Toepasselijke wettelijke voorschriften

Het hof heeft gelet op de artikelen 22c, 22d, 36f en 300 van het Wetboek van Strafrecht.
Deze voorschriften zijn toegepast, zoals zij golden ten tijde van het bewezenverklaarde.

BESLISSING

Het hof:
Vernietigt het vonnis waarvan beroep en doet opnieuw recht:
Verklaart niet bewezen dat de verdachte het primair ten laste gelegde heeft begaan en spreekt de verdachte daarvan vrij.
Verklaart zoals hiervoor overwogen bewezen dat de verdachte het subsidiair ten laste gelegde heeft begaan.
Verklaart niet bewezen hetgeen de verdachte meer of anders is ten laste gelegd dan hierboven is bewezen verklaard en spreekt de verdachte daarvan vrij.
Verklaart het subsidiair bewezen verklaarde strafbaar, kwalificeert dit als hiervoor vermeld en verklaart de verdachte strafbaar.
Veroordeelt de verdachte tot een
taakstrafvoor de duur van
80 (tachtig) uren, indien niet naar behoren verricht te vervangen door
40 (veertig) dagen hechtenis.

Vordering van de benadeelde partij [benadeelde]

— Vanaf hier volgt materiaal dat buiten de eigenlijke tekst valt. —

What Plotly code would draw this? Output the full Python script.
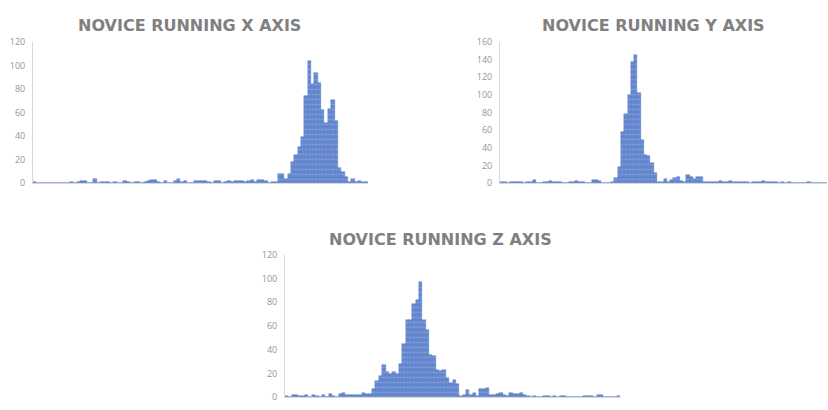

Wijst toe de vordering tot schadevergoeding van de benadeelde partij [benadeelde] ter zake van het subsidiair bewezen verklaarde tot het bedrag van
€ 1.612,86 (duizend zeshonderdtwaalf euro en zesentachtig cent) bestaande uit € 612,86 (zeshonderdtwaalf euro en zesentachtig cent) materiële schade en € 1.000,00 (duizend euro) immateriële schade, vermeerderd met de wettelijke rente vanaf de hierna te noemen aanvangsdatum tot aan de dag der voldoening.
Verklaart de benadeelde partij voor het overige niet-ontvankelijk in de vordering en bepaalt dat de benadeelde partij in zoverre de vordering slechts bij de burgerlijke rechter kan aanbrengen.
Verwijst de verdachte in de door de benadeelde partij gemaakte en ten behoeve van de tenuitvoerlegging nog te maken kosten, tot aan de datum van deze uitspraak begroot op nihil.
Legt aan de verdachte de verplichting op om aan de Staat, ten behoeve van het slachtoffer, genaamd [benadeelde] , ter zake van het subsidiair bewezen verklaarde een bedrag te betalen van
€ 1.612,86 (duizend zeshonderdtwaalf euro en zesentachtig cent) bestaande uit € 612,86 (zeshonderdtwaalf euro en zesentachtig cent) materiële schade en € 1.000,00 (duizend euro) immateriële schade, bij gebreke van betaling en verhaal te vervangen door
26 (zesentwintig) dagen hechtenis, vermeerderd met de wettelijke rente vanaf de hierna te noemen aanvangsdatum tot aan de dag der voldoening, met dien verstande dat de toepassing van die hechtenis de verplichting tot schadevergoeding aan de Staat ten behoeve van het slachtoffer niet opheft.
Bepaalt dat indien en voor zover de verdachte aan een van beide betalingsverplichtingen heeft voldaan, de andere vervalt.
Bepaalt de aanvangsdatum van de wettelijke rente voor de materiële en de immateriële schade op 30 juli 2015.
Aldus gewezen door
mr. E.M.J. Brink, voorzitter,
mr. L.J. Bosch en mr. J.S. van Duurling, raadsheren,
in tegenwoordigheid van mr. J. Brink, griffier,
en op 8 oktober 2018 ter openbare terechtzitting uitgesproken.
mr. J.S. van Duurling is buiten staat dit arrest mede te ondertekenen.